I punti di riferimento del film, nonostante il carattere locale dei suoi personaggi, sono variegati e trasversali: il tema dell'armonia uomo/natura e la speranza di un nuovo equilibrio tra questi fanno venire in mente, facendo le dovute proporzioni, gli anime di Hayao Miyazaki e pellicole come Avatar di James Cameron; l'isola come luogo mitico e rigenerante, forse persino foriero di miracoli, rimanda alle suggestioni (da poco consegnate alla storia) di una serie televisiva come Lost. Il regista si sforza tuttavia, in gran parte riuscendoci, di trovare una sua cifra personale nell'approccio a questi temi, rallentando volutamente il ritmo della narrazione, quasi a cullare lo spettatore sulle stesse onde sulle quali si muove l'antica imbarcazione usata dai protagonisti. Nel viaggio di questi ultimi, sono i caratteri e le dinamiche che si instaurano nel gruppo ad emergere, le ferite nell'anima dell'antropologo e la rudezza apparente del suo amico capitano, il cinismo di Lorenzo e il divertente outing del gay Max. Una comitiva improvvisata che si cementerà sempre più, man mano che il viaggio si avvicina alla sua conclusione. Il problema principale del film, tuttavia (ed è un problema innanzitutto di sceneggiatura) sta proprio in una resa a volte non convincente dei caratteri, e in una loro scarsa integrazione con i temi, più generali, che la pellicola vuole trattare.
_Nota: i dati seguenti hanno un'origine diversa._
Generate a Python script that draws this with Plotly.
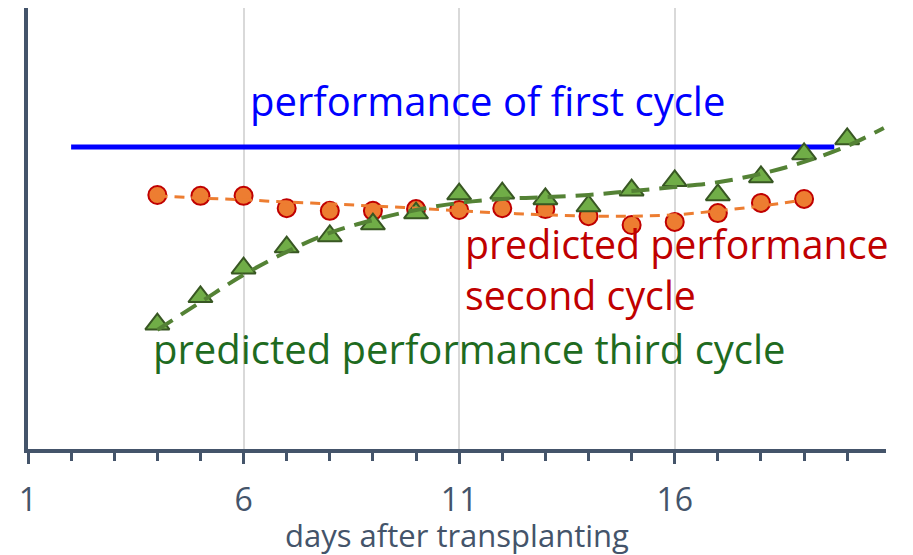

Gli stereotipi affiorano fastidiosamente in più di un dialogo (specie quelli che coinvolgono i due personaggi di Lorenzo e Laura) mentre lo scopo del viaggio e la sua reale portata sembrano sentiti, in fondo, più che altro dal protagonista Bruno.

La squadra di attori messa insieme dal regista fa comunque il suo lavoro, a cominciare da un espressivo David Coco nel ruolo principale, e da un Luca Ward evidentemente a suo agio in un ruolo a lui molto affine, per arrivare al simpatico Massimo Andrei, anche co-autore dello script. E' in un certo senso un peccato, quindi, che la creazione dei personaggi non sia stata più attenta e sfaccettata, e che alcuni dialoghi non risultino proprio all'altezza delle potenzialità del soggetto. Nonostante questo, questo Nauta coinvolge e affascina per larghi tratti, e rappresenta senz'altro, pur nei suoi limiti, un esempio di cinema indipendente capace di sfruttare in modo espressivo (e intelligente) le nuove tecnologie. Un segnale incoraggiante per un cinema italiano sommerso che sempre più agogna, giustamente, spazi e visibilità distributiva.